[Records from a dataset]
--- START ---

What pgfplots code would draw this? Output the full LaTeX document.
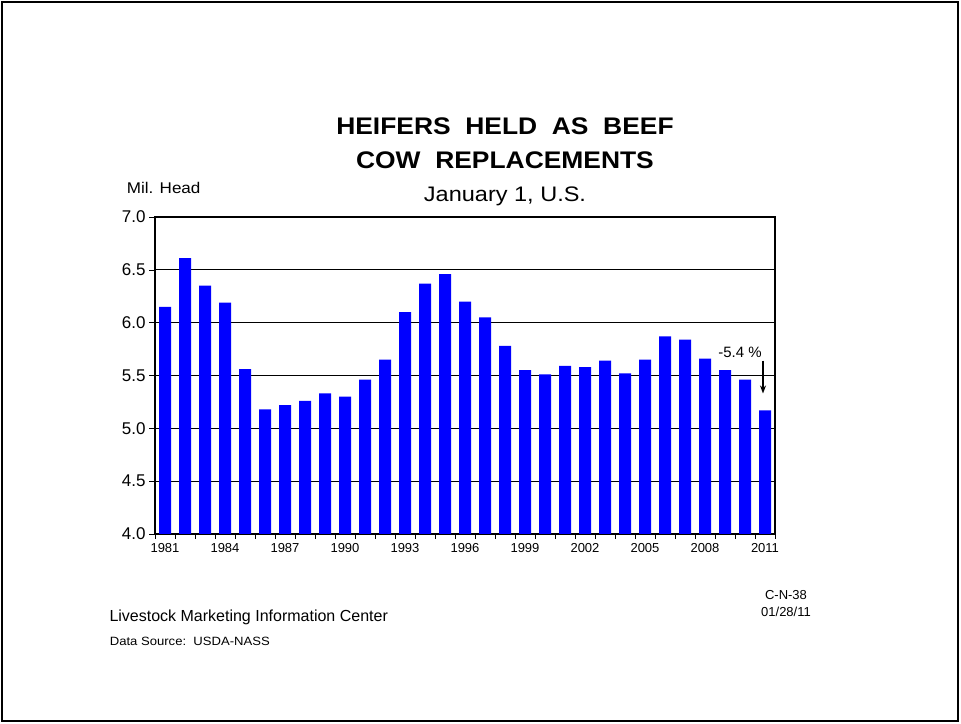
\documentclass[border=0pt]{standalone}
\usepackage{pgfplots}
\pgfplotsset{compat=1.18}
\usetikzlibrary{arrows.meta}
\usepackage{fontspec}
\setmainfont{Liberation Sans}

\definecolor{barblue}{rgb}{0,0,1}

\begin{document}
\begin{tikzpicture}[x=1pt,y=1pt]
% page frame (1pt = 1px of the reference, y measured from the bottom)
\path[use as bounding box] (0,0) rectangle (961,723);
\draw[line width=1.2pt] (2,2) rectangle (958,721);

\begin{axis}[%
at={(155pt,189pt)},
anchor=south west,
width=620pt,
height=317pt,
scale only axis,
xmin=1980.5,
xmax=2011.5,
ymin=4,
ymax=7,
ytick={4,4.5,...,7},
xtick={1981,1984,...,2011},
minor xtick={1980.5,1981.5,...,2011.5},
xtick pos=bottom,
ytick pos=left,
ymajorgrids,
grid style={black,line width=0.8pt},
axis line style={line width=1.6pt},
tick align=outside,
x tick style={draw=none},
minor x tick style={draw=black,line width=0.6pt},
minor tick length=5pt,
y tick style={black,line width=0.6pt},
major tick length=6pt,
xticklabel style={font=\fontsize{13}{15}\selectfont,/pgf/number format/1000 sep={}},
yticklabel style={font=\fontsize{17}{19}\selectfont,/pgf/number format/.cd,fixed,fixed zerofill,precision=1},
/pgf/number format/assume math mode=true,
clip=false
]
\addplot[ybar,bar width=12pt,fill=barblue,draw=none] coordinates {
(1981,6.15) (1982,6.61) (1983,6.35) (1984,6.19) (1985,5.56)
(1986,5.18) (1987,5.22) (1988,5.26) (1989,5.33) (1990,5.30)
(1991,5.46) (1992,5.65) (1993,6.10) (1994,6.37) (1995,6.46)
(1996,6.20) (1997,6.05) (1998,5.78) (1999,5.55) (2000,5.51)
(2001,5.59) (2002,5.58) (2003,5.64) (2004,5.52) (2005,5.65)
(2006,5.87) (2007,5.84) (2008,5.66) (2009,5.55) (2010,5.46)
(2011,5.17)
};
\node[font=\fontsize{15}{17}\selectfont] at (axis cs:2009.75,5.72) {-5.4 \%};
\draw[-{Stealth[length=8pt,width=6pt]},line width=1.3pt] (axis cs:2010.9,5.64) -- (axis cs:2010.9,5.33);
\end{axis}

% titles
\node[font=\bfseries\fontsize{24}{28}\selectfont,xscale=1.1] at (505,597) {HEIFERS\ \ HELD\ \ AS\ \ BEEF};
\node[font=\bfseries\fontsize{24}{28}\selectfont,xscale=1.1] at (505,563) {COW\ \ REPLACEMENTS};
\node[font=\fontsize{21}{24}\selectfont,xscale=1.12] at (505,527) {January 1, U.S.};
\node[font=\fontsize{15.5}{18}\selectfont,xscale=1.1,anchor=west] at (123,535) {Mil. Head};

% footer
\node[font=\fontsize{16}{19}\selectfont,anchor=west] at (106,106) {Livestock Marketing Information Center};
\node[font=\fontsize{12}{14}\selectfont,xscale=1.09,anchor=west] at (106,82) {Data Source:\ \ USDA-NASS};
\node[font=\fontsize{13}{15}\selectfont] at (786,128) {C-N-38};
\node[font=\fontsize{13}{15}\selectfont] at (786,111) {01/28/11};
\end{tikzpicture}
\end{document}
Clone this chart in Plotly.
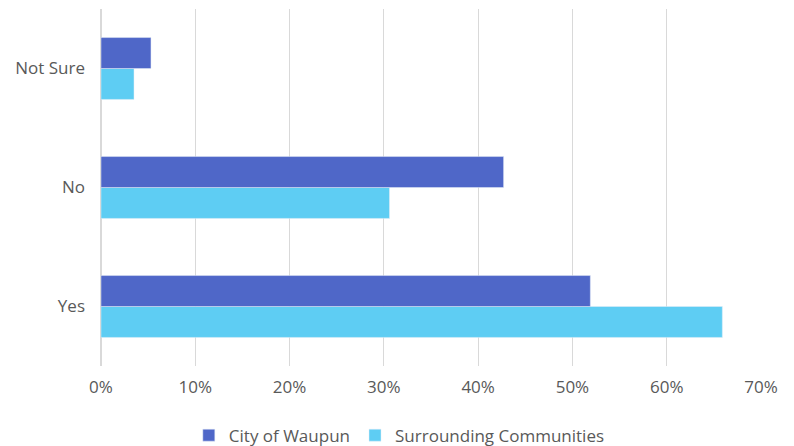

--- END ---

* **What to work on**
Extract the full listing above verbatim; pictures are to be left out of the copy.

* **Right answer**
What pgfplots code would draw this? Output the full LaTeX document.
\documentclass[border=0pt]{standalone}
\usepackage{pgfplots}
\pgfplotsset{compat=1.18}
\usetikzlibrary{arrows.meta}
\usepackage{fontspec}
\setmainfont{Liberation Sans}

\definecolor{barblue}{rgb}{0,0,1}

\begin{document}
\begin{tikzpicture}[x=1pt,y=1pt]
% page frame (1pt = 1px of the reference, y measured from the bottom)
\path[use as bounding box] (0,0) rectangle (961,723);
\draw[line width=1.2pt] (2,2) rectangle (958,721);

\begin{axis}[%
at={(155pt,189pt)},
anchor=south west,
width=620pt,
height=317pt,
scale only axis,
xmin=1980.5,
xmax=2011.5,
ymin=4,
ymax=7,
ytick={4,4.5,...,7},
xtick={1981,1984,...,2011},
minor xtick={1980.5,1981.5,...,2011.5},
xtick pos=bottom,
ytick pos=left,
ymajorgrids,
grid style={black,line width=0.8pt},
axis line style={line width=1.6pt},
tick align=outside,
x tick style={draw=none},
minor x tick style={draw=black,line width=0.6pt},
minor tick length=5pt,
y tick style={black,line width=0.6pt},
major tick length=6pt,
xticklabel style={font=\fontsize{13}{15}\selectfont,/pgf/number format/1000 sep={}},
yticklabel style={font=\fontsize{17}{19}\selectfont,/pgf/number format/.cd,fixed,fixed zerofill,precision=1},
/pgf/number format/assume math mode=true,
clip=false
]
\addplot[ybar,bar width=12pt,fill=barblue,draw=none] coordinates {
(1981,6.15) (1982,6.61) (1983,6.35) (1984,6.19) (1985,5.56)
(1986,5.18) (1987,5.22) (1988,5.26) (1989,5.33) (1990,5.30)
(1991,5.46) (1992,5.65) (1993,6.10) (1994,6.37) (1995,6.46)
(1996,6.20) (1997,6.05) (1998,5.78) (1999,5.55) (2000,5.51)
(2001,5.59) (2002,5.58) (2003,5.64) (2004,5.52) (2005,5.65)
(2006,5.87) (2007,5.84) (2008,5.66) (2009,5.55) (2010,5.46)
(2011,5.17)
};
\node[font=\fontsize{15}{17}\selectfont] at (axis cs:2009.75,5.72) {-5.4 \%};
\draw[-{Stealth[length=8pt,width=6pt]},line width=1.3pt] (axis cs:2010.9,5.64) -- (axis cs:2010.9,5.33);
\end{axis}

% titles
\node[font=\bfseries\fontsize{24}{28}\selectfont,xscale=1.1] at (505,597) {HEIFERS\ \ HELD\ \ AS\ \ BEEF};
\node[font=\bfseries\fontsize{24}{28}\selectfont,xscale=1.1] at (505,563) {COW\ \ REPLACEMENTS};
\node[font=\fontsize{21}{24}\selectfont,xscale=1.12] at (505,527) {January 1, U.S.};
\node[font=\fontsize{15.5}{18}\selectfont,xscale=1.1,anchor=west] at (123,535) {Mil. Head};

% footer
\node[font=\fontsize{16}{19}\selectfont,anchor=west] at (106,106) {Livestock Marketing Information Center};
\node[font=\fontsize{12}{14}\selectfont,xscale=1.09,anchor=west] at (106,82) {Data Source:\ \ USDA-NASS};
\node[font=\fontsize{13}{15}\selectfont] at (786,128) {C-N-38};
\node[font=\fontsize{13}{15}\selectfont] at (786,111) {01/28/11};
\end{tikzpicture}
\end{document}
Clone this chart in Plotly.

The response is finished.